Un simple coup de fil qui déchaîne les passions. Vendredi dernier, le chancelier allemand Olaf Scholz s’est entretenu pendant une heure avec le président russe Vladimir Poutine, pour la première fois depuis près de deux ans. Une initiative diplomatique qui a provoqué un tollé au sein de l’opposition conservatrice outre-Rhin. Le parti CDU/CSU accuse en effet le dirigeant social-démocrate d’avoir, par cet appel, contribué à la propagande du Kremlin.

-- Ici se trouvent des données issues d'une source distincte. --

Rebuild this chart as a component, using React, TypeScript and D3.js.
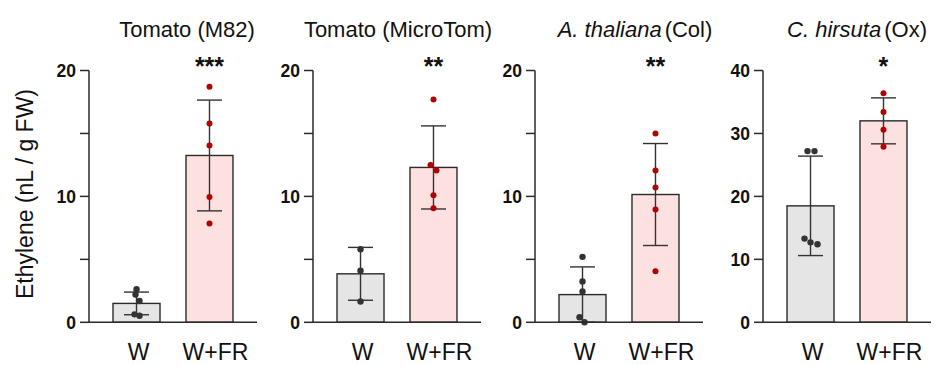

Un “succès de propagande” pour Poutine ?
Selon Jürgen Hardt, porte-parole de la CDU pour la politique étrangère, Vladimir Poutine percevra cet appel “plus comme un signe de faiblesse que de force” de la part d’Olaf Scholz. Il reproche au chancelier d’avoir offert une victoire de communication au maître du Kremlin, et ce pour des raisons de politique intérieure. En effet, Olaf Scholz doit se représenter aux élections en février 2025, dans un contexte difficile pour son parti. D’après les derniers sondages, le SPD est crédité de seulement 15% d’intentions de vote, loin derrière les conservateurs.
Pour l’opposition, cet appel téléphonique serait donc avant tout un coup politique du chancelier, qui chercherait à apparaître comme l’homme du dialogue et de la négociation, dans l’espoir de redorer son blason auprès des électeurs. Mais cette stratégie risque de se retourner contre lui, estime Jürgen Hardt. Car Vladimir Poutine ne comprendrait que le rapport de force, comme la menace d’une aide militaire accrue à l’Ukraine.
Scholz a-t-il été assez ferme ?
Lors de l’entretien téléphonique, Olaf Scholz a certes demandé à la Russie “d’entamer des négociations avec l’Ukraine en vue d’une paix juste et durable”, selon un communiqué officiel. Mais sans poser d’ultimatum ni faire de proposition concrète, déplore l’opposition. Trop peu pour impressionner le président russe, qui aurait surtout retenu de cet appel la volonté du chancelier de renouer le dialogue, analyse le magazine Der Spiegel.
Du côté de l’Ukraine aussi, cet échange a du mal à passer. Le président Volodymyr Zelensky a reproché à son homologue allemand d’avoir ouvert “la boîte de Pandore” en discutant avec Vladimir Poutine. Kiev y voit une tentative d'”apaisement” envers Moscou, au moment où le soutien occidental commence à s’éroder.
La position allemande sur l’Ukraine fragilisée
Cette polémique met en lumière les difficultés du gouvernement allemand à définir une ligne claire sur le dossier ukrainien. Premier partenaire économique de la Russie en Europe, l’Allemagne a longtemps privilégié la voie diplomatique et rechigné à livrer des armes lourdes à Kiev. Depuis le début de l’invasion russe, Berlin a revu sa position et est devenu le deuxième fournisseur d’armement de l’Ukraine après les États-Unis. Mais en excluant la livraison d’armes offensives à longue portée.
Un entre-deux de plus en plus difficile à tenir, entre la pression de l’opposition et des alliés pour durcir le ton face à Moscou, et la volonté de garder un canal de discussion ouvert avec le Kremlin. En appelant Vladimir Poutine, Olaf Scholz a voulu montrer qu’il n’abandonnait pas la voie du dialogue. Mais il prend le risque d’apparaître comme le maillon faible de la coalition anti-Poutine. Un faux pas diplomatique qui pourrait lui coûter cher politiquement.